Hilla, Iraq - The last alcohol vendor in Iraq's Babylon province, a member of the ancient Yazidi religious sect, has been arrested, his family told AFP on Thursday.
"My uncle Murad Sardar, 45, was arrested on Monday by the police... and we have not seen him since," said nephew Firas, 25.
Murad's son Fawaz said plain-clothes police came to their house and told his father to accompany them, saying they were "obliged to intervene because the neighbours complained of screaming and fights between customers."
His family said Murad Sardar was the last person in Babylon province to sell alcohol, despite threats against him.
The provincial council decided to ban the sale of alcohol two and a half years ago, but a spokesman said on Thursday he was "not aware of the arrest, nor of any complaints."
Firas Sardar said that only two Yazidi families remained in Hilla, capital of Babylon province, 95 kilometres (60 miles) south of Baghdad -- his father's and his uncle's, and that both had sold alcohol for 40 years.
"We were forbidden from selling alcohol publicly and started selling from home," he added.
Until the fall of Saddam Hussein in 2003, the Sardars, like other minority communities including the Christians, had been allowed to sell alcohol.

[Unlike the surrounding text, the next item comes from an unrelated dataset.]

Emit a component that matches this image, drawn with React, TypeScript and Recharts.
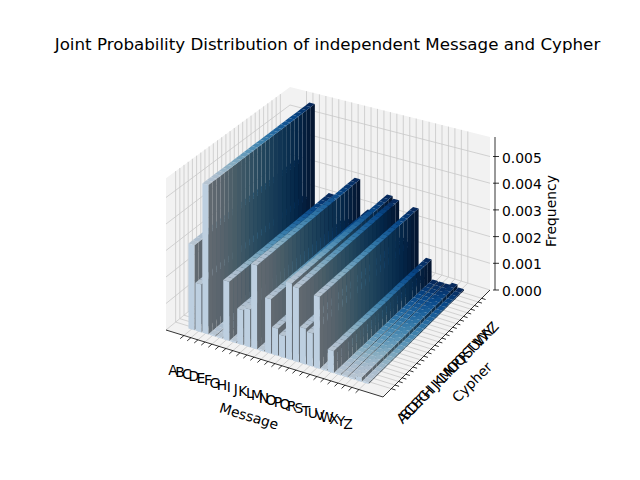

But all that changed with the rise of Islamist militias and parties.
Iraq's Yazidis, who number around 220,000, follow a pre-Islamic religion and have their own traditions.
The community tried to remain aloof from the vicious sectarian and political conflict that gripped much of Iraq after Saddam's fall, but in 2007 relations with Sunni Muslim communities worsened dramatically.